European Shares Inch Up on US Debt Deal Optimism

European stocks made slight gains on Monday as investors found reassurance in a preliminary agreement reached by American lawmakers to raise the debt ceiling and avoid a default. The pan-European STOXX 600 index saw a modest increase of 0.1%, with the oil & gas and real estate sectors leading the way in terms of gains.

Market activity remained subdued due to the closure of markets in the United States, the UK, and several European countries. Nonetheless, the budget agreement between US President Joe Biden and House Speaker Kevin McCarthy to suspend the $31.4 trillion debt ceiling until January 1, 2025, has instilled a sense of optimism. The deal is now slated to move forward for a vote in Congress.

Tim Waterer, Chief Market Analyst at KCM Trade, remarked that the duration of this optimism hinges on the smoothness of the upcoming stages of the process. Achieving approval from both the House and the Senate is no easy task, so traders are closely monitoring developments in Washington this week to gauge the level of negotiation and amendment required to secure the deal.

While European stocks enjoyed a rally in May, buoyed by positive earnings reports, concerns surrounding the US debt ceiling standoff and indications of a global economic slowdown have lately weighed on market sentiment.

SBB shares experienced a notable 7.4% jump from their record lows after the struggling Swedish real estate group announced an expanded strategic review that includes the potential sale of the entire company or certain business segments.

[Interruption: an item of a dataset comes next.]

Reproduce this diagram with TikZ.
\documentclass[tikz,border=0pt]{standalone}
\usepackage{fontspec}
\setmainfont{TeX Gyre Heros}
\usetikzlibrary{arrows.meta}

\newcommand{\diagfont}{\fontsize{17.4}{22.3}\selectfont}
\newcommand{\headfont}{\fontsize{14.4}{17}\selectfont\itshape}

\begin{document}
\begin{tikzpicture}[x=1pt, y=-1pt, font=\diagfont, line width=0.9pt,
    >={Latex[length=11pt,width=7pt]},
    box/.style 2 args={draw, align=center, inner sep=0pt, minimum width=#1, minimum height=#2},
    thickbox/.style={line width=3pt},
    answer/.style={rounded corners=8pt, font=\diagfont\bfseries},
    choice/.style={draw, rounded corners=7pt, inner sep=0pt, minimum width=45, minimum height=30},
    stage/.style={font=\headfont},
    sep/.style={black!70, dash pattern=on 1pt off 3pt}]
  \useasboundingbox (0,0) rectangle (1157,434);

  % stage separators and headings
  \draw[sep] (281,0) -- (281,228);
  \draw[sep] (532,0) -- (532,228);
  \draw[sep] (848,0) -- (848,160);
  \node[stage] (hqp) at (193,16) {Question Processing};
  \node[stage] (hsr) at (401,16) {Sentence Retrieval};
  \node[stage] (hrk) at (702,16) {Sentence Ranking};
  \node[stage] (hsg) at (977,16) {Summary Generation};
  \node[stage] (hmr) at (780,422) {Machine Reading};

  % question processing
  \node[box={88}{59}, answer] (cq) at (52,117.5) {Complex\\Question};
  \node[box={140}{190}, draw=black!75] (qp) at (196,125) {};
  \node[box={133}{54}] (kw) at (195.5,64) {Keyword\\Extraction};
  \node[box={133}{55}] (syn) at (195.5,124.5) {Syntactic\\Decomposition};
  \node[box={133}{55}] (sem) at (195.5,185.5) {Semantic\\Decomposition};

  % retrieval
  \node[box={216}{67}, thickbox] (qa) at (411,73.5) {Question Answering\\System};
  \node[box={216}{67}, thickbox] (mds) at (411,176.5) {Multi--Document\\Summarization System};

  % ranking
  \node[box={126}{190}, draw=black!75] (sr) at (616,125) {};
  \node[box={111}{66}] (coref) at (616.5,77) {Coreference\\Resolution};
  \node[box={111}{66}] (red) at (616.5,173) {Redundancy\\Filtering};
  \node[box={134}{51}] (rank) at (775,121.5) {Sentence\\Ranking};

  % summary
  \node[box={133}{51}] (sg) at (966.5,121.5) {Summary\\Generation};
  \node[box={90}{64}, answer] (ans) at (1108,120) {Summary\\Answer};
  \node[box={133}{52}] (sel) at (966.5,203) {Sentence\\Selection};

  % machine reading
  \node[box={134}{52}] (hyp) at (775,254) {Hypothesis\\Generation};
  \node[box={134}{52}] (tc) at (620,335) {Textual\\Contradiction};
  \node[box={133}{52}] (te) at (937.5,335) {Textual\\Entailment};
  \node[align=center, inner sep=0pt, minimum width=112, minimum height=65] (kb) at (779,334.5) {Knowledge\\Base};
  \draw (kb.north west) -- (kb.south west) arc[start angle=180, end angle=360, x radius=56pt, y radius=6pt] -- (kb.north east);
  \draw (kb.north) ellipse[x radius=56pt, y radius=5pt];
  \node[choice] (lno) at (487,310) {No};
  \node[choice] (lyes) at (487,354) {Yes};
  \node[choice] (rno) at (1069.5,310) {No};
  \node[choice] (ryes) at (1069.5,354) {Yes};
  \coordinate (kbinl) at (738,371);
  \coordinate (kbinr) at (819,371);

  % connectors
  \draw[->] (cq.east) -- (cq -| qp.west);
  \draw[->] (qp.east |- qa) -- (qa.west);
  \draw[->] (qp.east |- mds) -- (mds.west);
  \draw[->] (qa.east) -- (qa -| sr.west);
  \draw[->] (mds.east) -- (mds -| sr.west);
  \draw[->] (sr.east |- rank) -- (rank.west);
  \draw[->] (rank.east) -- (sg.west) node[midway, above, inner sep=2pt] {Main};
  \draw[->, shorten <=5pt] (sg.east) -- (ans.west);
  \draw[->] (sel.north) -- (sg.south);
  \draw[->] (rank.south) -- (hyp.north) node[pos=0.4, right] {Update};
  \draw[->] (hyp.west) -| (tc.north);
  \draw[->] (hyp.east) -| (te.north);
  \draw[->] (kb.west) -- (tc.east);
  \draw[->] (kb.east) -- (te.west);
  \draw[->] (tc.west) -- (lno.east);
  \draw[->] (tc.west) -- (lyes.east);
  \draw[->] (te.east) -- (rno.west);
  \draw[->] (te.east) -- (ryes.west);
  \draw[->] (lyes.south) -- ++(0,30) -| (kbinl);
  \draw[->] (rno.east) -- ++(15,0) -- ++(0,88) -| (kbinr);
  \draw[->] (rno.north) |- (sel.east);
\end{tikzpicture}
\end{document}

Fitch downgraded the group’s credit rating to junk status last Friday, citing insufficient deleveraging.

In other news, Turkish President Tayyip Erdogan extended his two-decade-long reign in elections held on Sunday. This victory grants him a mandate to pursue increasingly authoritarian policies, which have polarized the country and solidified Turkey’s position as a regional military power. Consequently, Spain’s BBVA, one of the European companies most exposed to Turkey, saw a marginal decline of 0.4%, while the Paris-listed Lyxor MSCI Turkey ETF saw a modest increase of 0.8%.

Spain’s IBEX rose by 0.3% following the local elections, in which the conservative People’s Party (PP) emerged as a prominent force, displacing the ruling Socialists. Dissatisfaction with internal conflicts within Prime Minister Pedro Sanchez’s coalition government resonated with voters and influenced the outcome of the elections.